(Instructions for the task)
In the records below, find the line containing "Convert this chart" and the line containing "fig.patch.set_facecolor('white')"; please repeat exactly the lines from one to the other, both included, and nothing more.

(Available data)

--- START ---

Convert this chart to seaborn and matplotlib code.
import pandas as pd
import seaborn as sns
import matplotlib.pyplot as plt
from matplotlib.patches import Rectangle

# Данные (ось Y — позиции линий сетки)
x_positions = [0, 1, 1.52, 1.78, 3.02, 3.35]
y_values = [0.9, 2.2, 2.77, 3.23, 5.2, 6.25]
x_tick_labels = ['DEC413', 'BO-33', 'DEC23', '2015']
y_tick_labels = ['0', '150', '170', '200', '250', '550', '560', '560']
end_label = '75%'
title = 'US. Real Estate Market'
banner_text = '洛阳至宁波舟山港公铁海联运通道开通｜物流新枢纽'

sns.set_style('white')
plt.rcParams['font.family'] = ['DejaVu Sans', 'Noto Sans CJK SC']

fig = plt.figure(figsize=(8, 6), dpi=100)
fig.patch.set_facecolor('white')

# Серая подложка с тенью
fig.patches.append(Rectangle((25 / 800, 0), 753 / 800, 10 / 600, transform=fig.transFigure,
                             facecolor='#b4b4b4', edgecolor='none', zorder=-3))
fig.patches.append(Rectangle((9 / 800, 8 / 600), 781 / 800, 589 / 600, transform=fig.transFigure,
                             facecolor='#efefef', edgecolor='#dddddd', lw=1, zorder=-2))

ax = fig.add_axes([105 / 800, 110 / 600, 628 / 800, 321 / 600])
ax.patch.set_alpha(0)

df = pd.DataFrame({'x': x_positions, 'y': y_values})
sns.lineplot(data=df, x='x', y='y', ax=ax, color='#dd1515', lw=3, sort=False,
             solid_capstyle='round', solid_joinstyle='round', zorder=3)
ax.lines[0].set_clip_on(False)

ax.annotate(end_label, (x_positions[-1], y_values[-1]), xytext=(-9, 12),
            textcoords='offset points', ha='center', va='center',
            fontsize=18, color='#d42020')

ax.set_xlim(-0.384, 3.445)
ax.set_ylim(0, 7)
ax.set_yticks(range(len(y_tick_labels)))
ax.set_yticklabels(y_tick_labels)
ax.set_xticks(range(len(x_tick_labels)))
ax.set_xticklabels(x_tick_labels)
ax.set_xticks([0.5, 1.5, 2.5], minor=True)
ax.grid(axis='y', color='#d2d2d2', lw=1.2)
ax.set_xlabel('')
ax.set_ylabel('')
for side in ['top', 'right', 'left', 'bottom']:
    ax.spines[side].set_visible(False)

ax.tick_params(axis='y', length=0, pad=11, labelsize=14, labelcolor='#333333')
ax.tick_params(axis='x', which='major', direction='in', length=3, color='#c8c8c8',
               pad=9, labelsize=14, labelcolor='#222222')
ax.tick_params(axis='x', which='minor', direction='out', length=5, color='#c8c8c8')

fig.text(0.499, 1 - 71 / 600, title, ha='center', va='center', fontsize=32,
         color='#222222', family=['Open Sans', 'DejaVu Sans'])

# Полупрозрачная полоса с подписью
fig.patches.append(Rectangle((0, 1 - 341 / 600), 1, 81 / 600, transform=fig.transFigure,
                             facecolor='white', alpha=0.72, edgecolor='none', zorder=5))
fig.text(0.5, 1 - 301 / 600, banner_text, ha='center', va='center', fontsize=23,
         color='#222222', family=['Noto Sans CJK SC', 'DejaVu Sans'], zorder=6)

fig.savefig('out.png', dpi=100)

--- END ---
--- START ---

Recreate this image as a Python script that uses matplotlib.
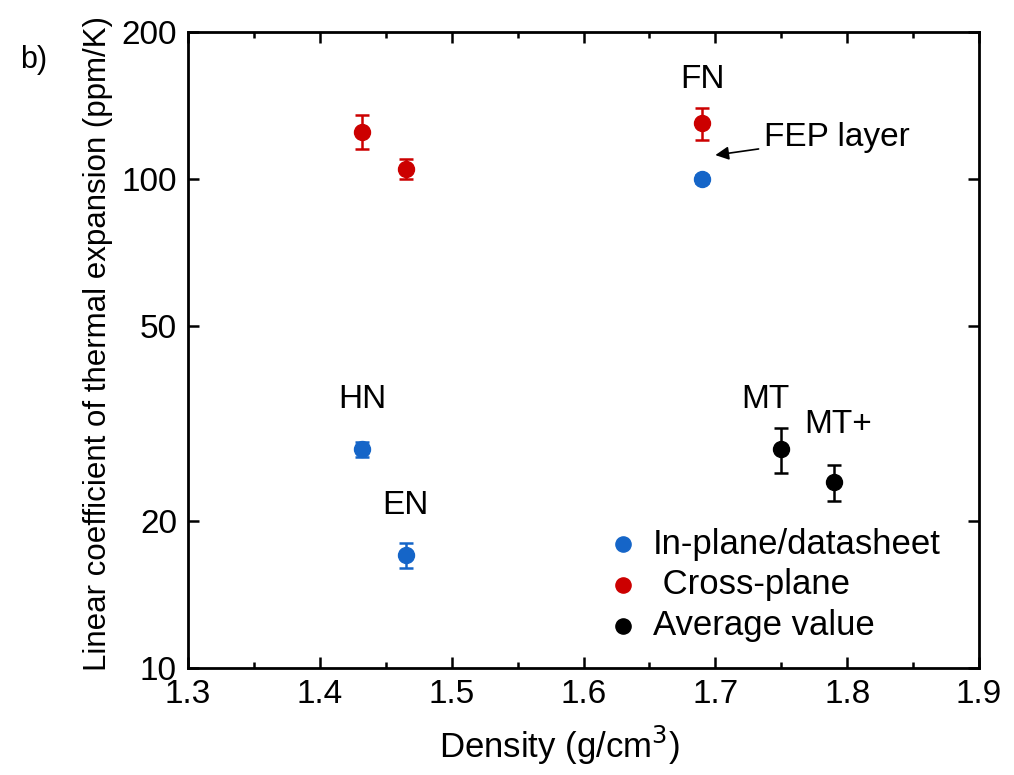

--- END ---

(Result of the exercise)
Convert this chart to seaborn and matplotlib code.
import pandas as pd
import seaborn as sns
import matplotlib.pyplot as plt
from matplotlib.patches import Rectangle

# Данные (ось Y — позиции линий сетки)
x_positions = [0, 1, 1.52, 1.78, 3.02, 3.35]
y_values = [0.9, 2.2, 2.77, 3.23, 5.2, 6.25]
x_tick_labels = ['DEC413', 'BO-33', 'DEC23', '2015']
y_tick_labels = ['0', '150', '170', '200', '250', '550', '560', '560']
end_label = '75%'
title = 'US. Real Estate Market'
banner_text = '洛阳至宁波舟山港公铁海联运通道开通｜物流新枢纽'

sns.set_style('white')
plt.rcParams['font.family'] = ['DejaVu Sans', 'Noto Sans CJK SC']

fig = plt.figure(figsize=(8, 6), dpi=100)
fig.patch.set_facecolor('white')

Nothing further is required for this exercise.